### WHAT IS REQUIRED
Leave out the pictures and repeat the rest of the material exactly.

### SUPPLIED MATERIAL
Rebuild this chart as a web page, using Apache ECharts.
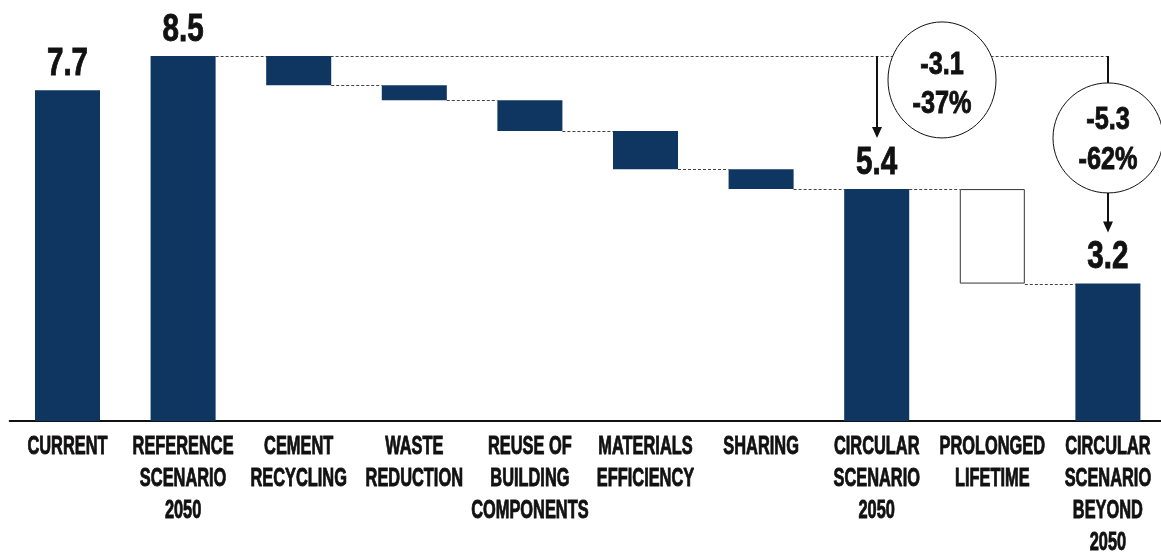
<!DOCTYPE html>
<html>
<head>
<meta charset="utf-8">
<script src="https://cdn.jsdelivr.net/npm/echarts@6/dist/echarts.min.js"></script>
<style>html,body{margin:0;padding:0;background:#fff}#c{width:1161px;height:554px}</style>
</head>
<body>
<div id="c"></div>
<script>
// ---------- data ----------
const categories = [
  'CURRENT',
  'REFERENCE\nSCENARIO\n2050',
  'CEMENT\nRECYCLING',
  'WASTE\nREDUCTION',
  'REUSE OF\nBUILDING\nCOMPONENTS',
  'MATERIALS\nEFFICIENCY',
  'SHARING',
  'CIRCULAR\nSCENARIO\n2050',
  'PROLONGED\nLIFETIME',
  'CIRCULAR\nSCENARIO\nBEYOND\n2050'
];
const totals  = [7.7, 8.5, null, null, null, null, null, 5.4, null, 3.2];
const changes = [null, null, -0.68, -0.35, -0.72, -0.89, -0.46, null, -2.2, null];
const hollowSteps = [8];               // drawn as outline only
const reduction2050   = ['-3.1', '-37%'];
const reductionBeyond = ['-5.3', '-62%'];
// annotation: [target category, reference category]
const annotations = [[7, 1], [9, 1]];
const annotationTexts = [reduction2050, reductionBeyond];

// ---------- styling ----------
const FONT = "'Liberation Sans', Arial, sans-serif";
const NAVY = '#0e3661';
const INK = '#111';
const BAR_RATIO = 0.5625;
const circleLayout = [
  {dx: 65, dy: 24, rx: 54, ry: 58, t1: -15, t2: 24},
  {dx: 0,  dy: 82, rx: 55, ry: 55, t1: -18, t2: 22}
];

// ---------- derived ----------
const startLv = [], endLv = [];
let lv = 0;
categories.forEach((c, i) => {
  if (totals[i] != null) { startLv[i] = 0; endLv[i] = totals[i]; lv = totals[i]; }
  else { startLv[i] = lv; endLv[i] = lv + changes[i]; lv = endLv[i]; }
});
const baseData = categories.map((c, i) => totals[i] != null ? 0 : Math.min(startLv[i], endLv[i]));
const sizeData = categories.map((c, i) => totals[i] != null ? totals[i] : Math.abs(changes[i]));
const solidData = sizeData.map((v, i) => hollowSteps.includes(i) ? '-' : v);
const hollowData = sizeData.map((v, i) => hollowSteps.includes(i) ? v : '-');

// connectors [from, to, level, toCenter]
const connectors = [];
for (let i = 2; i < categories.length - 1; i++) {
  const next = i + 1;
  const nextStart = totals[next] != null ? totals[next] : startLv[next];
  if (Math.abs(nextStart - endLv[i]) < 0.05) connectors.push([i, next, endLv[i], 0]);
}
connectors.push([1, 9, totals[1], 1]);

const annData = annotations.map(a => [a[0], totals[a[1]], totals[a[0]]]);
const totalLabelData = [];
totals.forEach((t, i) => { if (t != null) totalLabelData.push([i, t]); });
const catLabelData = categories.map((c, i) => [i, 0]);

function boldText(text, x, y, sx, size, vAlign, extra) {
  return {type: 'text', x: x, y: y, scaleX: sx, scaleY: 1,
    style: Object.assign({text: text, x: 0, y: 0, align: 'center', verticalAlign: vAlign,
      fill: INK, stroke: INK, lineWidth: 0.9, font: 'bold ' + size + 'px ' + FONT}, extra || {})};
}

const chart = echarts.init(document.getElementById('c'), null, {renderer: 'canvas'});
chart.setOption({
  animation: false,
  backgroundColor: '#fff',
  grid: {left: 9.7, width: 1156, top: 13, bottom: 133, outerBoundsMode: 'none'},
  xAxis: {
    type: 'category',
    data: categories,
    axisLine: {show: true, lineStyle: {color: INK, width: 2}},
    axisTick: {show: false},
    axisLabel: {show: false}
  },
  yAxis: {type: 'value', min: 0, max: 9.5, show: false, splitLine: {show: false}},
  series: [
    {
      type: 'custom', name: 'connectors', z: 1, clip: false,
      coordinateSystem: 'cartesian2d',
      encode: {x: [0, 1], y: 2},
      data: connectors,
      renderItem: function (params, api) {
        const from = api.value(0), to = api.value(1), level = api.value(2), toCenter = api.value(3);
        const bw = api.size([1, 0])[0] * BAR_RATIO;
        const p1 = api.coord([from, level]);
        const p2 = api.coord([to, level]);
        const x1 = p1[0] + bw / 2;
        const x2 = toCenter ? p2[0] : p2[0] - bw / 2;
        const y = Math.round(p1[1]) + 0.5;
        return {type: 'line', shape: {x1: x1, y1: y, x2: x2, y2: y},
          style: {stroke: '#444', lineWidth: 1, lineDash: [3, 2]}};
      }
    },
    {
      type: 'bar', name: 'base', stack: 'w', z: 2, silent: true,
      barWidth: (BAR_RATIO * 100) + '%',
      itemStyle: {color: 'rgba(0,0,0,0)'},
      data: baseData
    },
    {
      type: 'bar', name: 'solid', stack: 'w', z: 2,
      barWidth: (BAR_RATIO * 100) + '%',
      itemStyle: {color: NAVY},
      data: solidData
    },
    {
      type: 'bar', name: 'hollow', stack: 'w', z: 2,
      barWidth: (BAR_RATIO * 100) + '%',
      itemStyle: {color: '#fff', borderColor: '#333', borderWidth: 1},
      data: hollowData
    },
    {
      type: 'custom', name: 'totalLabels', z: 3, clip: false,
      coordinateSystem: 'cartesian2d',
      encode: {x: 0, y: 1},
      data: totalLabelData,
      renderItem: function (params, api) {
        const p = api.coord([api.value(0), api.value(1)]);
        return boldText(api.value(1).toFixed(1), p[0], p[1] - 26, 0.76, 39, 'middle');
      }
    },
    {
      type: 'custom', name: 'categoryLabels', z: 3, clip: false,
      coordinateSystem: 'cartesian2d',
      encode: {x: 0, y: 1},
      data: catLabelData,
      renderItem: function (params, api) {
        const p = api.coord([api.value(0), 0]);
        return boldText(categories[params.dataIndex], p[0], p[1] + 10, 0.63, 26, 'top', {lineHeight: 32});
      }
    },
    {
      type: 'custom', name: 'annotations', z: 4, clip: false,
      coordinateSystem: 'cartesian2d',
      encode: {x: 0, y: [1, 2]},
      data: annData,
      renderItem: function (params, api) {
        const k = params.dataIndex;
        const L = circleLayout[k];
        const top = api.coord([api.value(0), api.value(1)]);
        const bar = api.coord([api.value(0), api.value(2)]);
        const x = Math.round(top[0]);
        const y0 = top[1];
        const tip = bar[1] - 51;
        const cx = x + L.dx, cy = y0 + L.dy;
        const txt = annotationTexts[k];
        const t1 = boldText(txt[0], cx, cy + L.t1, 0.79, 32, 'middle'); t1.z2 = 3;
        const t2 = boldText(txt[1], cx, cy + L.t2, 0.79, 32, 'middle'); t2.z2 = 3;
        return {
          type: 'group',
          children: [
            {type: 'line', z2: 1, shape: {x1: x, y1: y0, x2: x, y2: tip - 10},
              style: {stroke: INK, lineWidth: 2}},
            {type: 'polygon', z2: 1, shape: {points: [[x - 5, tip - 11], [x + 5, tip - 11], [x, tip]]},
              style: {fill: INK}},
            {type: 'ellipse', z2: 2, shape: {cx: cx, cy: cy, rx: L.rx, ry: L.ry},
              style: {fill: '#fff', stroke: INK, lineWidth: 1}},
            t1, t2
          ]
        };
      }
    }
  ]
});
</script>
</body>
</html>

### RESULT BELOW
Rebuild this chart as a web page, using Apache ECharts.
<!DOCTYPE html>
<html>
<head>
<meta charset="utf-8">
<script src="https://cdn.jsdelivr.net/npm/echarts@6/dist/echarts.min.js"></script>
<style>html,body{margin:0;padding:0;background:#fff}#c{width:1161px;height:554px}</style>
</head>
<body>
<div id="c"></div>
<script>
// ---------- data ----------
const categories = [
  'CURRENT',
  'REFERENCE\nSCENARIO\n2050',
  'CEMENT\nRECYCLING',
  'WASTE\nREDUCTION',
  'REUSE OF\nBUILDING\nCOMPONENTS',
  'MATERIALS\nEFFICIENCY',
  'SHARING',
  'CIRCULAR\nSCENARIO\n2050',
  'PROLONGED\nLIFETIME',
  'CIRCULAR\nSCENARIO\nBEYOND\n2050'
];
const totals  = [7.7, 8.5, null, null, null, null, null, 5.4, null, 3.2];
const changes = [null, null, -0.68, -0.35, -0.72, -0.89, -0.46, null, -2.2, null];
const hollowSteps = [8];               // drawn as outline only
const reduction2050   = ['-3.1', '-37%'];
const reductionBeyond = ['-5.3', '-62%'];
// annotation: [target category, reference category]
const annotations = [[7, 1], [9, 1]];
const annotationTexts = [reduction2050, reductionBeyond];

// ---------- styling ----------
const FONT = "'Liberation Sans', Arial, sans-serif";
const NAVY = '#0e3661';
const INK = '#111';
const BAR_RATIO = 0.5625;
const circleLayout = [
  {dx: 65, dy: 24, rx: 54, ry: 58, t1: -15, t2: 24},
  {dx: 0,  dy: 82, rx: 55, ry: 55, t1: -18, t2: 22}
];

// ---------- derived ----------
const startLv = [], endLv = [];
let lv = 0;
categories.forEach((c, i) => {
  if (totals[i] != null) { startLv[i] = 0; endLv[i] = totals[i]; lv = totals[i]; }
  else { startLv[i] = lv; endLv[i] = lv + changes[i]; lv = endLv[i]; }
});
const baseData = categories.map((c, i) => totals[i] != null ? 0 : Math.min(startLv[i], endLv[i]));
const sizeData = categories.map((c, i) => totals[i] != null ? totals[i] : Math.abs(changes[i]));
const solidData = sizeData.map((v, i) => hollowSteps.includes(i) ? '-' : v);
const hollowData = sizeData.map((v, i) => hollowSteps.includes(i) ? v : '-');

// connectors [from, to, level, toCenter]
const connectors = [];
for (let i = 2; i < categories.length - 1; i++) {
  const next = i + 1;
  const nextStart = totals[next] != null ? totals[next] : startLv[next];
  if (Math.abs(nextStart - endLv[i]) < 0.05) connectors.push([i, next, endLv[i], 0]);
}
connectors.push([1, 9, totals[1], 1]);

const annData = annotations.map(a => [a[0], totals[a[1]], totals[a[0]]]);
const totalLabelData = [];
totals.forEach((t, i) => { if (t != null) totalLabelData.push([i, t]); });
const catLabelData = categories.map((c, i) => [i, 0]);

function boldText(text, x, y, sx, size, vAlign, extra) {
  return {type: 'text', x: x, y: y, scaleX: sx, scaleY: 1,
    style: Object.assign({text: text, x: 0, y: 0, align: 'center', verticalAlign: vAlign,
      fill: INK, stroke: INK, lineWidth: 0.9, font: 'bold ' + size + 'px ' + FONT}, extra || {})};
}

const chart = echarts.init(document.getElementById('c'), null, {renderer: 'canvas'});
chart.setOption({
  animation: false,
  backgroundColor: '#fff',
  grid: {left: 9.7, width: 1156, top: 13, bottom: 133, outerBoundsMode: 'none'},
  xAxis: {
    type: 'category',
    data: categories,
    axisLine: {show: true, lineStyle: {color: INK, width: 2}},
    axisTick: {show: false},
    axisLabel: {show: false}
  },
  yAxis: {type: 'value', min: 0, max: 9.5, show: false, splitLine: {show: false}},
  series: [
    {
      type: 'custom', name: 'connectors', z: 1, clip: false,
      coordinateSystem: 'cartesian2d',
      encode: {x: [0, 1], y: 2},
      data: connectors,
      renderItem: function (params, api) {
        const from = api.value(0), to = api.value(1), level = api.value(2), toCenter = api.value(3);
        const bw = api.size([1, 0])[0] * BAR_RATIO;
        const p1 = api.coord([from, level]);
        const p2 = api.coord([to, level]);
        const x1 = p1[0] + bw / 2;
        const x2 = toCenter ? p2[0] : p2[0] - bw / 2;
        const y = Math.round(p1[1]) + 0.5;
        return {type: 'line', shape: {x1: x1, y1: y, x2: x2, y2: y},
          style: {stroke: '#444', lineWidth: 1, lineDash: [3, 2]}};
      }
    },
    {
      type: 'bar', name: 'base', stack: 'w', z: 2, silent: true,
      barWidth: (BAR_RATIO * 100) + '%',
      itemStyle: {color: 'rgba(0,0,0,0)'},
      data: baseData
    },
    {
      type: 'bar', name: 'solid', stack: 'w', z: 2,
      barWidth: (BAR_RATIO * 100) + '%',
      itemStyle: {color: NAVY},
      data: solidData
    },
    {
      type: 'bar', name: 'hollow', stack: 'w', z: 2,
      barWidth: (BAR_RATIO * 100) + '%',
      itemStyle: {color: '#fff', borderColor: '#333', borderWidth: 1},
      data: hollowData
    },
    {
      type: 'custom', name: 'totalLabels', z: 3, clip: false,
      coordinateSystem: 'cartesian2d',
      encode: {x: 0, y: 1},
      data: totalLabelData,
      renderItem: function (params, api) {
        const p = api.coord([api.value(0), api.value(1)]);
        return boldText(api.value(1).toFixed(1), p[0], p[1] - 26, 0.76, 39, 'middle');
      }
    },
    {
      type: 'custom', name: 'categoryLabels', z: 3, clip: false,
      coordinateSystem: 'cartesian2d',
      encode: {x: 0, y: 1},
      data: catLabelData,
      renderItem: function (params, api) {
        const p = api.coord([api.value(0), 0]);
        return boldText(categories[params.dataIndex], p[0], p[1] + 10, 0.63, 26, 'top', {lineHeight: 32});
      }
    },
    {
      type: 'custom', name: 'annotations', z: 4, clip: false,
      coordinateSystem: 'cartesian2d',
      encode: {x: 0, y: [1, 2]},
      data: annData,
      renderItem: function (params, api) {
        const k = params.dataIndex;
        const L = circleLayout[k];
        const top = api.coord([api.value(0), api.value(1)]);
        const bar = api.coord([api.value(0), api.value(2)]);
        const x = Math.round(top[0]);
        const y0 = top[1];
        const tip = bar[1] - 51;
        const cx = x + L.dx, cy = y0 + L.dy;
        const txt = annotationTexts[k];
        const t1 = boldText(txt[0], cx, cy + L.t1, 0.79, 32, 'middle'); t1.z2 = 3;
        const t2 = boldText(txt[1], cx, cy + L.t2, 0.79, 32, 'middle'); t2.z2 = 3;
        return {
          type: 'group',
          children: [
            {type: 'line', z2: 1, shape: {x1: x, y1: y0, x2: x, y2: tip - 10},
              style: {stroke: INK, lineWidth: 2}},
            {type: 'polygon', z2: 1, shape: {points: [[x - 5, tip - 11], [x + 5, tip - 11], [x, tip]]},
              style: {fill: INK}},
            {type: 'ellipse', z2: 2, shape: {cx: cx, cy: cy, rx: L.rx, ry: L.ry},
              style: {fill: '#fff', stroke: INK, lineWidth: 1}},
            t1, t2
          ]
        };
      }
    }
  ]
});
</script>
</body>
</html>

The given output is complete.